(Code that draws figures)
--

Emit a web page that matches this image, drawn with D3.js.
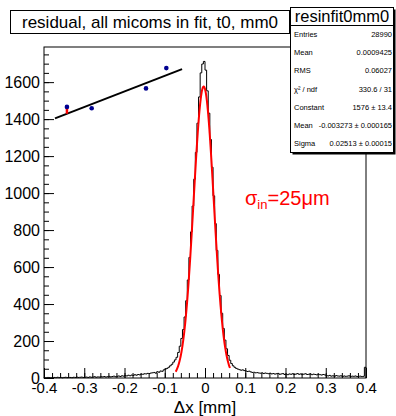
<!DOCTYPE html>
<html>
<head>
<meta charset="utf-8">
<title>resinfit0mm0</title>
<style>
    body { margin: 0; background: #fff; }
    svg { display: block; font-family: "Liberation Sans", Arial, sans-serif; }
    .tick line { stroke: #000; }
</style>
</head>
<body>
<div id="chart"></div>
<script src="https://cdn.jsdelivr.net/npm/d3@7"></script>
<script>
    // histogram binning: 200 bins, -0.4 .. 0.4 mm
    var binLow = -0.4, binHigh = 0.4;

    // bin contents (left tail, core, right tail)
    var tailLeft = [2, 1, 3, 2, 1, 2, 3, 2, 4, 2, 3, 1, 3, 4, 2, 3, 3, 2, 4, 3, 5, 3, 4, 5, 3,
                    4, 5, 3, 6, 4, 5, 7, 4, 6, 5, 7, 6, 8, 5, 7, 9, 6, 8, 10, 7, 9, 11, 8, 12, 10,
                    13, 11, 15, 12, 16, 14, 18, 15, 19, 17, 21, 20, 23, 22, 25, 24, 27];
    var core = [28, 30, 26, 34, 31, 38, 36, 44, 48, 52, 58, 66, 74, 86, 98, 112, 138, 172, 214, 262,
                330, 418, 530, 652, 790, 930, 1075, 1220, 1378, 1520, 1650, 1698, 1712,
                1665, 1553, 1432, 1290, 1140, 985, 835, 690, 560, 446, 350, 268, 205, 158, 122, 96,
                78, 66, 58, 52, 48, 45, 42, 44, 40, 38, 35, 37, 33, 30, 31, 28, 29, 27];
    var tailRight = [26, 28, 24, 27, 25, 23, 26, 22, 24, 21, 23, 25, 20, 22, 24, 19,
                     21, 18, 22, 20, 23, 19, 21, 24, 20, 22, 18, 21, 23, 19, 20, 22, 18, 21, 19, 17, 20, 18, 16, 19, 17,
                     13, 11, 14, 10, 12, 9, 13, 11, 10, 12, 8, 11, 9, 10, 12, 8, 10, 9, 11, 8, 9, 10, 8, 9, 58];
    var counts = tailLeft.concat(core, tailRight);

    var xTicks = [-0.4, -0.3, -0.2, -0.1, 0, 0.1, 0.2, 0.3, 0.4];
    var yTicks = [0, 200, 400, 600, 800, 1000, 1200, 1400, 1600];

    // gaussian fit result
    var fitConst = 1576, fitMean = -0.003273, fitSigma = 0.02513;
    var fitRange = [-0.073, 0.062];

    // small inset (points, line, residual bar) in plot units
    var insetX = [-0.343, -0.2815, -0.1466, -0.0961];
    var insetY = [1466, 1459, 1566, 1676];
    var insetLineX = [-0.3727, -0.057];
    var insetLineY = [1404, 1670];
    var residualY = [1466, 1429];

    // stats box
    var statNames = ["Entries", "Mean", "RMS", "\u03c7\u00b2 / ndf", "Constant", "Mean", "Sigma"];
    var statValues = ["28990", "0.0009425", "0.06027", "330.6 / 31", "1576 \u00b1 13.4",
                      "-0.003273 \u00b1 0.000165", "0.02513 \u00b1 0.00015"];

    var width = 396, height = 416;
    var frame = { left: 44, right: 366, top: 47, bottom: 378 };

    var svg = d3.select("#chart").append("svg")
        .attr("width", width)
        .attr("height", height);

    svg.append("rect").attr("width", width).attr("height", height).attr("fill", "#fff");

    var x = d3.scaleLinear().domain([binLow, binHigh]).range([frame.left, frame.right]);
    var y = d3.scaleLinear().domain([0, 1790]).range([frame.bottom, frame.top]);

    // histogram outline
    var binW = (binHigh - binLow) / counts.length;
    var pts = [[binLow, 0]];
    counts.forEach(function(c, i) {
        pts.push([binLow + i * binW, c]);
        pts.push([binLow + (i + 1) * binW, c]);
    });
    pts.push([binHigh, 0]);

    var line = d3.line()
        .x(function(d) { return x(d[0]); })
        .y(function(d) { return y(d[1]); });

    svg.append("path")
        .attr("d", line(pts))
        .attr("fill", "none")
        .attr("stroke", "#000")
        .attr("stroke-width", 1);

    // fit curve
    var fitPts = d3.range(fitRange[0], fitRange[1] + 1e-9, 0.0005).map(function(v) {
        var z = (v - fitMean) / fitSigma;
        return [v, fitConst * Math.exp(-0.5 * z * z)];
    });
    svg.append("path")
        .attr("d", line(fitPts))
        .attr("fill", "none")
        .attr("stroke", "#ff0000")
        .attr("stroke-width", 2);

    // axes
    var xAxis = svg.append("g")
        .attr("transform", "translate(0," + frame.bottom + ")")
        .call(d3.axisBottom(x).tickValues(xTicks).tickSize(-10).tickPadding(4)
            .tickFormat(function(d) { return d === 0 ? "0" : String(d); }));
    xAxis.select(".domain").remove();
    xAxis.selectAll("text").attr("font-size", 15).attr("fill", "#000");

    var xMinor = svg.append("g")
        .attr("transform", "translate(0," + frame.bottom + ")")
        .call(d3.axisBottom(x).tickValues(d3.range(-0.4, 0.4001, 0.02)).tickSize(-5).tickFormat(""));
    xMinor.select(".domain").remove();

    var yAxis = svg.append("g")
        .attr("transform", "translate(" + frame.left + ",0)")
        .call(d3.axisLeft(y).tickValues(yTicks).tickSize(-10).tickPadding(4)
            .tickFormat(function(d) { return String(d); }));
    yAxis.select(".domain").remove();
    yAxis.selectAll("text").attr("font-size", 16).attr("fill", "#000");

    var yMinor = svg.append("g")
        .attr("transform", "translate(" + frame.left + ",0)")
        .call(d3.axisLeft(y).tickValues(d3.range(0, 1751, 50)).tickSize(-5).tickFormat(""));
    yMinor.select(".domain").remove();

    svg.append("rect")
        .attr("x", frame.left).attr("y", frame.top)
        .attr("width", frame.right - frame.left).attr("height", frame.bottom - frame.top)
        .attr("fill", "none").attr("stroke", "#000");

    svg.append("text")
        .attr("x", (frame.left + frame.right) / 2).attr("y", 413)
        .attr("text-anchor", "middle").attr("font-size", 17)
        .text("\u0394x [mm]");

    // inset
    svg.append("path")
        .attr("d", line(insetLineX.map(function(v, i) { return [v, insetLineY[i]]; })))
        .attr("stroke", "#000").attr("stroke-width", 2);
    svg.append("path")
        .attr("d", line(residualY.map(function(v) { return [insetX[0], v]; })))
        .attr("stroke", "#ff0000").attr("stroke-width", 2.5);
    svg.selectAll(".pt")
        .data(insetX)
        .enter().append("circle")
        .attr("class", "pt")
        .attr("cx", function(d) { return x(d); })
        .attr("cy", function(d, i) { return y(insetY[i]); })
        .attr("r", 2.3)
        .attr("fill", "#000090");

    // sigma label
    var lab = svg.append("text")
        .attr("x", 245).attr("y", 205)
        .attr("font-size", 20).attr("fill", "#ff0000");
    lab.append("tspan").text("\u03c3");
    lab.append("tspan").attr("font-size", 13).attr("dy", 4).text("in");
    lab.append("tspan").attr("dy", -4).text("=25\u03bcm");

    // title box
    svg.append("rect")
        .attr("x", 10.5).attr("y", 10.5).attr("width", 279).attr("height", 23)
        .attr("fill", "#fff").attr("stroke", "#000");
    svg.append("text")
        .attr("x", 150).attr("y", 27.5)
        .attr("text-anchor", "middle").attr("font-size", 17)
        .text("residual, all micoms in fit, t0, mm0");

    // stats box with shadow
    var sb = { x: 290.5, y: 7.5, w: 103, h: 145 };
    svg.append("rect")
        .attr("x", sb.x + 2).attr("y", sb.y + 2).attr("width", sb.w).attr("height", sb.h)
        .attr("fill", "#000");
    svg.append("rect")
        .attr("x", sb.x).attr("y", sb.y).attr("width", sb.w).attr("height", sb.h)
        .attr("fill", "#fff").attr("stroke", "#000");
    svg.append("line")
        .attr("x1", sb.x).attr("x2", sb.x + sb.w).attr("y1", 25.5).attr("y2", 25.5)
        .attr("stroke", "#000");
    svg.append("text")
        .attr("x", sb.x + sb.w / 2).attr("y", 22)
        .attr("text-anchor", "middle").attr("font-size", 16.5)
        .text("resinfit0mm0");

    var rows = d3.scaleBand().domain(d3.range(statNames.length)).range([25.5, sb.y + sb.h]);
    statNames.forEach(function(n, i) {
        var cy = rows(i) + rows.bandwidth() / 2;
        svg.append("text")
            .attr("x", 294).attr("y", cy).attr("dy", "0.35em")
            .attr("font-size", 7.5).text(n);
        svg.append("text")
            .attr("x", 392).attr("y", cy).attr("dy", "0.35em")
            .attr("text-anchor", "end").attr("font-size", 7.5).text(statValues[i]);
    });
</script>
</body>
</html>
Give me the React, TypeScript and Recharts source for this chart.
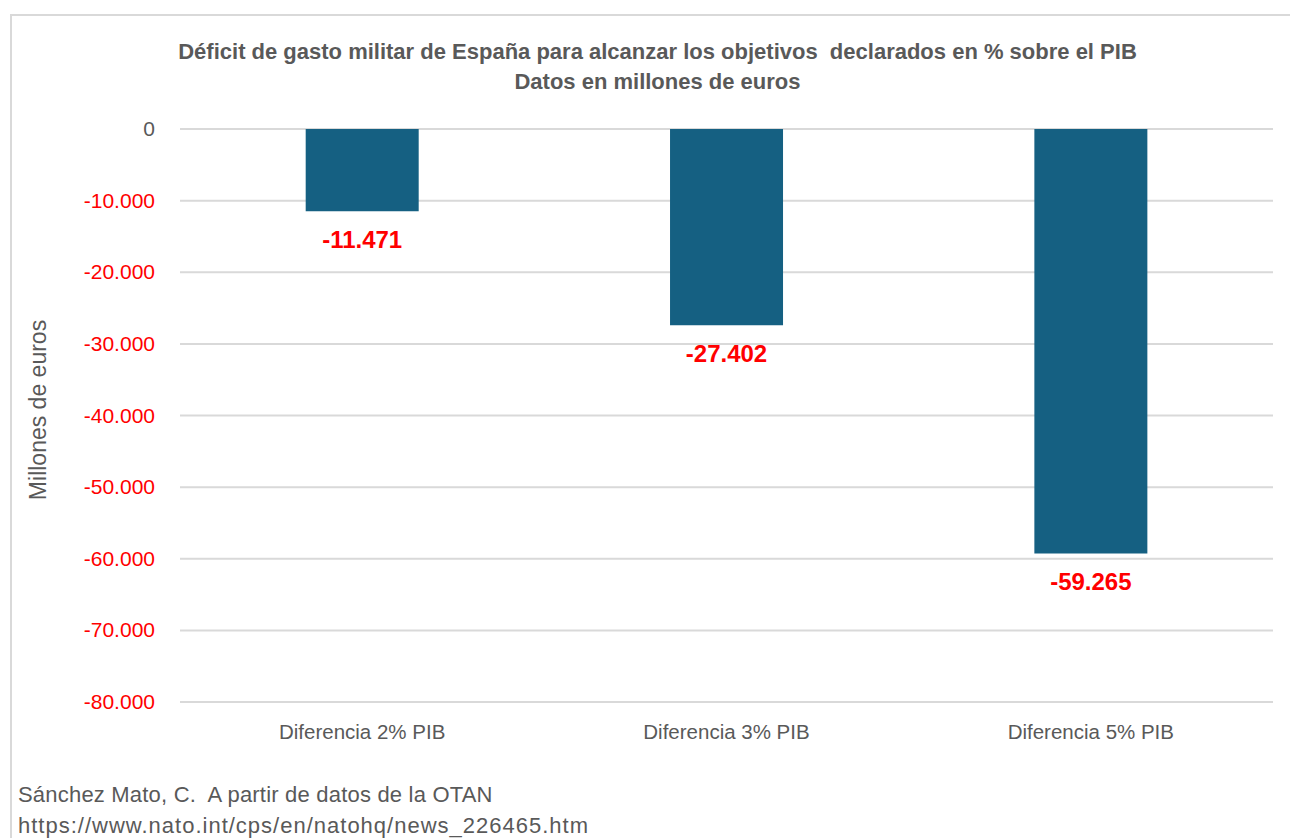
import { BarChart, Bar, XAxis, YAxis, CartesianGrid, LabelList } from "recharts";

const categories = ["Diferencia 2% PIB", "Diferencia 3% PIB", "Diferencia 5% PIB"];
const deficit = [-11471, -27402, -59265];
const yTicks = [0, -10000, -20000, -30000, -40000, -50000, -60000, -70000, -80000];

const data = categories.map((name, i) => ({ name, value: deficit[i] }));

const narrow = "'Liberation Sans Narrow', 'Liberation Sans', Arial, sans-serif";
const sans = "'Liberation Sans', Arial, sans-serif";

// separador de miles con punto
function fmt(n: number) {
  const s = Math.abs(n).toString().replace(/\B(?=(\d{3})+(?!\d))/g, ".");
  return n < 0 ? "-" + s : s;
}

function YTick(props: any) {
  const { x, y, payload } = props;
  const v = payload.value;
  return (
    <text x={x} y={y} dy={7} textAnchor="end" fontSize={21} fontFamily={sans}
      fill={v < 0 ? "#ff0000" : "#595959"}>
      {fmt(v)}
    </text>
  );
}

function ValueLabel(props: any) {
  const { x, y, width, height, value } = props;
  const end = Math.max(y, y + height);
  return (
    <text x={x + width / 2} y={end + 37} textAnchor="middle" fontSize={24}
      fontWeight="bold" fontFamily={sans} fill="#ff0000">
      {fmt(value)}
    </text>
  );
}

export default function App() {
  return (
    <div style={{ position: "absolute", left: 0, top: 0, width: 1290, height: 838, background: "#fff", overflow: "hidden" }}>
      <div style={{ position: "absolute", left: 10, top: 14, width: 1290, height: 830, borderTop: "2px solid #d9d9d9", borderLeft: "2px solid #d9d9d9" }} />

      <div style={{ position: "absolute", left: 0, top: 37, width: 1315, textAlign: "center", fontFamily: narrow, fontWeight: "bold", fontSize: 22, color: "#595959", lineHeight: "30px" }}>
        <div>Déficit de gasto militar de España para alcanzar los objetivos&nbsp; declarados en % sobre el PIB</div>
        <div>Datos en millones de euros</div>
      </div>

      <div style={{ position: "absolute", left: 38, top: 410, transform: "translate(-50%, -50%) rotate(-90deg)", whiteSpace: "nowrap", fontFamily: sans, fontSize: 23, color: "#595959" }}>
        Millones de euros
      </div>

      <div style={{ position: "absolute", left: 0, top: 0 }}>
        <BarChart width={1290} height={838} data={data}
          margin={{ top: 129, right: 17, bottom: 106, left: 100 }}
          barCategoryGap="34.5%">
          <CartesianGrid vertical={false} stroke="#d9d9d9" strokeWidth={2} />
          <XAxis dataKey="name" axisLine={false} tickLine={false} tickSize={0} tickMargin={22}
            tick={{ fill: "#595959", fontSize: 20.5, fontFamily: sans }} interval={0} />
          <YAxis width={80} domain={[-80000, 0]} ticks={yTicks} axisLine={false} tickLine={false}
            tickSize={0} tickMargin={25} tick={<YTick />} interval={0} />
          <Bar dataKey="value" fill="#156082" isAnimationActive={false}>
            <LabelList dataKey="value" content={<ValueLabel />} />
          </Bar>
        </BarChart>
      </div>

      <div style={{ position: "absolute", left: 18, top: 779, fontFamily: narrow, fontSize: 22, color: "#595959", lineHeight: "31px", whiteSpace: "nowrap" }}>
        <div style={{ letterSpacing: 0.2 }}>Sánchez Mato, C.&nbsp; A partir de datos de la OTAN</div>
        <div style={{ letterSpacing: 1 }}>https://www.nato.int/cps/en/natohq/news_226465.htm</div>
      </div>
    </div>
  );
}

--

#### PROMPT
Among the entries above, how many lines include the word "this"? Reply with the number only.

#### RESPONSE
2